There many others (such as Notepad Pro from PANAGOLA), so there is no need to hunt for a special “tabs app”. What advantage(s) can one get with such an app that you don’t get with a simple text editor?
Thanks slim, I was thinking of word but I did not think it would work on a phone. I am still kind of new to smartphones and the app operating systems with touch screens still frustrate me. I did not think there was a simple text system and a logical way to keep track of it. I keep finding lame emoji nonesense and programs that disappear behind other programs. The other challenge is being able to type it on an actual computer and then transfer it to a phone. I did not think it was possible.
Micro$oft Word on a smartphone?
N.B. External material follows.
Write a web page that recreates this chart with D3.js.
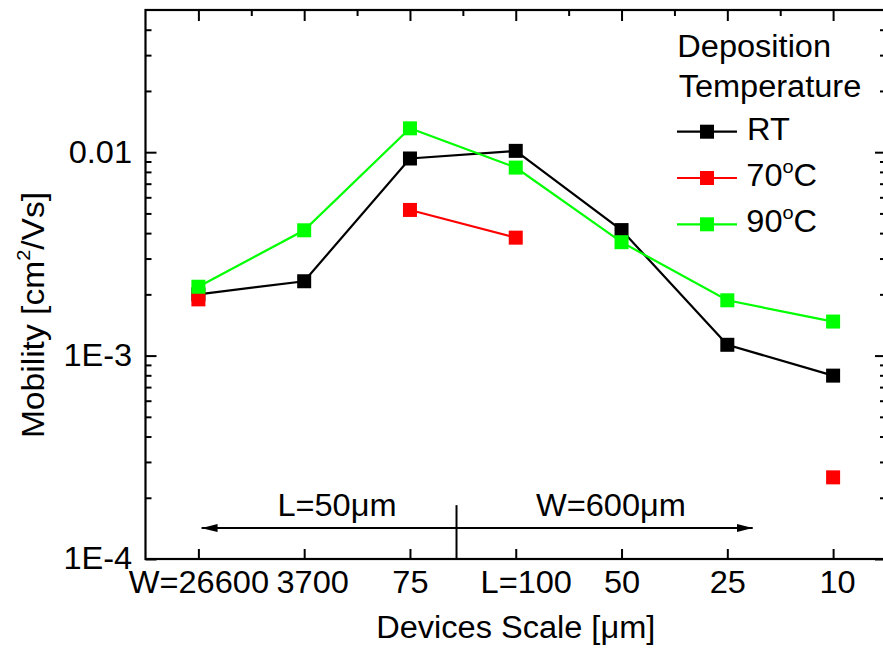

I cannot comment about that, but I think it would be a major overkill to do that. Until one gets accustomed to using a smartphone and its touch screen, things all seem rather difficult to do, but using Word will not make things any easier.
Since you are a “smartphone novice” I suggest turning to the file manager app I mentioned: Cx File Explorer. That way you have the simple text editor included in the nice little file manager app. You can create folders as well as text files (give them the file extension “txt” like BoogieBlues.txt) and then enter your tabs in that file. You can copy and move files from folder to folder with the file manager.
Cx File Explorer also permits connecting to your laptop or desktop computer (over your local WLAN) so that you can transfer files. However, there are simpler file transfer utilities that are more intuitive. Perhaps your easiest transfer method would be: email the files to be transferred (add them as attachments to the email) to another email account that you have. Then on the machine that is to get the files: open your email and simply download the attachment(s). The email method is quite easy and I use an extra email account just for this purpose.
I’ve used Google Keep and agree with @Slim, the simpler, the better.
My only problem with Google Keep is that when I copy it and paste it into another program, like a chat, I tend to lose the spacing of the notes, which often takes time and effort to get into the right places.
Another option I’ve used with some success is Google Sheets which helps to keep everything lined up where it needs to be.
More recently, I am just writing the songs I really like in long-hand and then putting the notes in “Intervals” rather than the actual blows and draws, since the intervals stay the same in the same scales across different instruments.
Hope this gives you some ideas.
Type it in an email and email yourself?
If you’re just using 3 3 -4 4 -3 etc, then collect those emails in a folder called harp tabs?
I was wondering about apps that give the whole musical notation when I first read your post and thinking I don’t know any but assume they are some.
All the harp tab common notation characters are on basically any keyboard: + for blow (or no symbol for blow), - for draw, ’ for a single bend (such -1’, -4’ and -6’) or the first draw bend on holes with more than one bend (-2’ and -3’), then use " for the double bend (-2" and -3") and either ‘" or * for a triple bend (-3’" or -3*).
Blow bends (where they are possible) in the same way: +8’ or 8’, +9’ or 9’, +10’ and +10" or 10" and 10".
For overblows use, for example, +4o or 4o or +4° or 4°. And for those who can overdraw: use -7o or -7°, etc.
For things like the rapid -4 -5 -4 -5 sort of play you can try -4<>-5 or [-4<>-5]. Chords: (-1-2-3), and splits: [-1/-4] or whatever. I think everyone gets the ideas used here.
Have I missed anything important?
I was just using word as an example of a program I know I can type stuff into. When word processors first came out they were not 50 gb programs. I downloaded the file manager. It was only 6 mb. I am not sure why this is not standard. Even for just seeing what is on my phone I like it already. I will likely just type up some files and send them to my phone somehow so I can see them. And yes, I still do not like these tablet android app operating systems.
I agree no program required. Just a filing system.
If you don’t like touch screens get a stylis. Like a pen but with a rubbery end you tap the keyboard with. Any stationery shop will sell them. Some phones come with them. Samsung note models or similar. They work on any touch screen. Helpful if you’ve got the deets.
Saving and moving things with particular spacing and new line breaks is problematic from one app to another unless you copy your text and numbers as an image. Screen shot it, don’t copy it. Images are seen as a picture and will lock the letters and symbols in the places you’ve put them.
I use “Notes” on my iPhone. Yellow notepad icon.
If it’s not quick, easy, and organized… forget about it. Might try one note.